Most of the young petitioners explain how climate change is already affecting their lives – imposing hardships and high costs on their day-to-day living and posing direct threats to their cultural ways of life, heritage, and homes, she says.

"All of the petitioners are very concerned about what climate change means for their own futures. They are worried about hardships they will have to endure as they get older; whether they will be able to remain in their home countries and maintain their cultural identities; whether they will be able to have families of their own; and even whether they will be able to grow old.
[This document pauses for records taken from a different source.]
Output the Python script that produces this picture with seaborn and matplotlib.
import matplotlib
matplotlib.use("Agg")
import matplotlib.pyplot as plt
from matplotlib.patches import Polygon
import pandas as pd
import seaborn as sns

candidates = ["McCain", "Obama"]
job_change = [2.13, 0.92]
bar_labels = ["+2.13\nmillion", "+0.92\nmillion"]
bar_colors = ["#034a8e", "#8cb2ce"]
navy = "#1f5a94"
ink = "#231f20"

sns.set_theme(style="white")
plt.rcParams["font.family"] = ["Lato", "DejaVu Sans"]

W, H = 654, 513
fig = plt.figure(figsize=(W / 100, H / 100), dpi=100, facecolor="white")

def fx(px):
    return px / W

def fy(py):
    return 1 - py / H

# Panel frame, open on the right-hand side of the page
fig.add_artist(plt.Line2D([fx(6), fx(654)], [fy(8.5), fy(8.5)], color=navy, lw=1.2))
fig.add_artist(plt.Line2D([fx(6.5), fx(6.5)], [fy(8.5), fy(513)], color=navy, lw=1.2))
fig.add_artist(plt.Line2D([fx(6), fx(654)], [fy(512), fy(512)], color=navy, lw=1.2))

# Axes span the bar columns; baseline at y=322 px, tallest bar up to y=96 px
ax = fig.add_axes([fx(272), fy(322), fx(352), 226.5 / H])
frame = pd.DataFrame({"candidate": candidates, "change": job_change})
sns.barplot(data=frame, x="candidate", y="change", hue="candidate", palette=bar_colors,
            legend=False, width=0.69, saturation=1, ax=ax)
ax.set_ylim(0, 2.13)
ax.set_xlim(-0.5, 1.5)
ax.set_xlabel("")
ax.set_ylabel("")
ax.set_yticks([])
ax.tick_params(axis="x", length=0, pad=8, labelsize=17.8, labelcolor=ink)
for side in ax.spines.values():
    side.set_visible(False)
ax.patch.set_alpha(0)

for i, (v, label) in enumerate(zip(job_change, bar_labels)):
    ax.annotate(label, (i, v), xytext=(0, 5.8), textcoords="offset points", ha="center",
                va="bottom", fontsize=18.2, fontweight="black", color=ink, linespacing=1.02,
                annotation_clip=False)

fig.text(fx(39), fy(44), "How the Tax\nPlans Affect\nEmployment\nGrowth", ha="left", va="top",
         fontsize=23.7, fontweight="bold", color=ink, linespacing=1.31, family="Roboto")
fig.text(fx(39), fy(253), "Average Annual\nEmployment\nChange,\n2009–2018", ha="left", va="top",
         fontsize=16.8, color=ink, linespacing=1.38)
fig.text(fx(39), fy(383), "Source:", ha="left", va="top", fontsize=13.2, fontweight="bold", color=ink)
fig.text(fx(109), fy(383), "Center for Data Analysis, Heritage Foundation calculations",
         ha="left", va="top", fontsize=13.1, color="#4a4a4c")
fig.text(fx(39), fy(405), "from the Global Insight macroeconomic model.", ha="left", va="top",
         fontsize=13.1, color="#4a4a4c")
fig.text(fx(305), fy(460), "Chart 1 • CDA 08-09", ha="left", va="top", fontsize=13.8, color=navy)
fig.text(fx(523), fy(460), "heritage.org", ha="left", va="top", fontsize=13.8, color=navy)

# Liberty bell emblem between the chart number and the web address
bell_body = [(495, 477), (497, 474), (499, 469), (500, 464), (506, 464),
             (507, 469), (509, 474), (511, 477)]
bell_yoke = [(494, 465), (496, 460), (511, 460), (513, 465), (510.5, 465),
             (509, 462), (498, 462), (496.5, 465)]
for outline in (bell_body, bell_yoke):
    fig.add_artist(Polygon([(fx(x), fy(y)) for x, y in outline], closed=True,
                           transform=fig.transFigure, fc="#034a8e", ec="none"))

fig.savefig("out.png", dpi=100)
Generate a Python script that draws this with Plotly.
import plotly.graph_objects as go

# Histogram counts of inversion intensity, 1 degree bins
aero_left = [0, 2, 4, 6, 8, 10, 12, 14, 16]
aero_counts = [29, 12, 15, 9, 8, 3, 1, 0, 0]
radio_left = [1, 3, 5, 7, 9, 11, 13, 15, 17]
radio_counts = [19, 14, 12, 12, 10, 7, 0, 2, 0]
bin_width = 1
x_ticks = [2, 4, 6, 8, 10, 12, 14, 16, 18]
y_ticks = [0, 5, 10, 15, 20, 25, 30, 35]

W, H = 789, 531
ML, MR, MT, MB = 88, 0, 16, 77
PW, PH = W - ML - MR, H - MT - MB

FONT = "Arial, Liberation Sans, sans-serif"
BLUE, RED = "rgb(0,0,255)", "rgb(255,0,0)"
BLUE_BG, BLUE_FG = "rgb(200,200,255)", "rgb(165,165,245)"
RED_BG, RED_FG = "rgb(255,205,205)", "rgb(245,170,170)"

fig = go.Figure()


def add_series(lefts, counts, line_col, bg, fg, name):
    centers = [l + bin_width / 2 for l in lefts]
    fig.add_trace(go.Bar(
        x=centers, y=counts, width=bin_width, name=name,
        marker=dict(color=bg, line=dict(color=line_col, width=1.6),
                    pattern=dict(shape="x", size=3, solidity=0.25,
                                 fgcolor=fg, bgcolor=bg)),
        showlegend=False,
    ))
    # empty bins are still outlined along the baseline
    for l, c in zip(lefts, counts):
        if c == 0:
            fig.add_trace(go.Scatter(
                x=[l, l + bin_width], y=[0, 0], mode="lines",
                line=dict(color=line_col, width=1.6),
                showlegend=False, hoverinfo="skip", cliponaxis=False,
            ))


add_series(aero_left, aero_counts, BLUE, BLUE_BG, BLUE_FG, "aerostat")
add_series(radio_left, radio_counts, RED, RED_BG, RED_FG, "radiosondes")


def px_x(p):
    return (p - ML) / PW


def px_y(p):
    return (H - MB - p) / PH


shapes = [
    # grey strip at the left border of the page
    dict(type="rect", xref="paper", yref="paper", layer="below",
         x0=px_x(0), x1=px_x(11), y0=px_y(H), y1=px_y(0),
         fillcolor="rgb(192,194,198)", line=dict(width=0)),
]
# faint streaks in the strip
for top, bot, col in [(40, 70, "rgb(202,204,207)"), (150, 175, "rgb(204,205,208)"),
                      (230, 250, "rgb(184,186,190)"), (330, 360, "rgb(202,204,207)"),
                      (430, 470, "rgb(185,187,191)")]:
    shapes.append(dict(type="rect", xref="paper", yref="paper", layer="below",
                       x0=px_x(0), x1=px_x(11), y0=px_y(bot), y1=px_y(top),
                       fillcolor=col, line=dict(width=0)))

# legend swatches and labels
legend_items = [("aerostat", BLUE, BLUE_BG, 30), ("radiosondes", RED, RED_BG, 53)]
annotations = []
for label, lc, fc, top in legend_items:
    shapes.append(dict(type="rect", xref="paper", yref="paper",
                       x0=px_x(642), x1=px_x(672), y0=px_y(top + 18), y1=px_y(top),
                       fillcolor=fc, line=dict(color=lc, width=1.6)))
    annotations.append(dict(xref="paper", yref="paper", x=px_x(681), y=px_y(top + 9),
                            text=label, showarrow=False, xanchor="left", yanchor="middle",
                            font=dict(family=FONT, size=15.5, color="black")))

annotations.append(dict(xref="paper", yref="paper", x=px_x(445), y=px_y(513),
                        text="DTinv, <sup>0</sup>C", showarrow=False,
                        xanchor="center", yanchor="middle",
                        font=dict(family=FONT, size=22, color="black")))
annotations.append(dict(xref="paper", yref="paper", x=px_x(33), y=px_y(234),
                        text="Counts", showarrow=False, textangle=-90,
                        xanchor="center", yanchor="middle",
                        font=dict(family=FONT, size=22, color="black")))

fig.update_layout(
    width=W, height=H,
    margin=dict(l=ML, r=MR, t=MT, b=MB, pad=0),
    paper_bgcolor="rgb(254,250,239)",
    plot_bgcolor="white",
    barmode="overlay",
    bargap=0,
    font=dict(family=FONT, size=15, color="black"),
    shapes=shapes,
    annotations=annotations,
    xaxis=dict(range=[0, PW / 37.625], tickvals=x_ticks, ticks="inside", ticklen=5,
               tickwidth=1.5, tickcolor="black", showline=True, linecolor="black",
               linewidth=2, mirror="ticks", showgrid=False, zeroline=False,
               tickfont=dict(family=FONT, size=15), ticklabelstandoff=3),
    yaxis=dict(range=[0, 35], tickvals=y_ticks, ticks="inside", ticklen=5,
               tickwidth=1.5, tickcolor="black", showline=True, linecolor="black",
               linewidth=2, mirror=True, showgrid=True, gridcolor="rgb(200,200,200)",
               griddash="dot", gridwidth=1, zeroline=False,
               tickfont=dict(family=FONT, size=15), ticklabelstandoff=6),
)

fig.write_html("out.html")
This is nothing short of tragic.

South Africa’s Constitution requires the protection of the environment for the benefit of present and future generations, and confirms that the best interests of the child are of paramount importance. 

"Our government therefore has its own obligations to protect young people and future generations from climate change.

 Arguably, much more needs to be done in this regard – as government continues to promote the burning of fossil fuels for energy; calls for new coal-fired power stations; and lags behind in the adoption of adequate climate change laws and strict emission reduction and climate adaptation commitments.

"At the very least, this petition sends a strong signal (in a series of many strong signals over the past few weeks, including the climate strikes of September 20), to all states that  business as usual is no longer acceptable."

"We can expect to see a growing number of complaints and actions like this one, as the urgent need to curb and address climate change intensifies, and reveals increasing gross human rights violations for young people and vulnerable communities."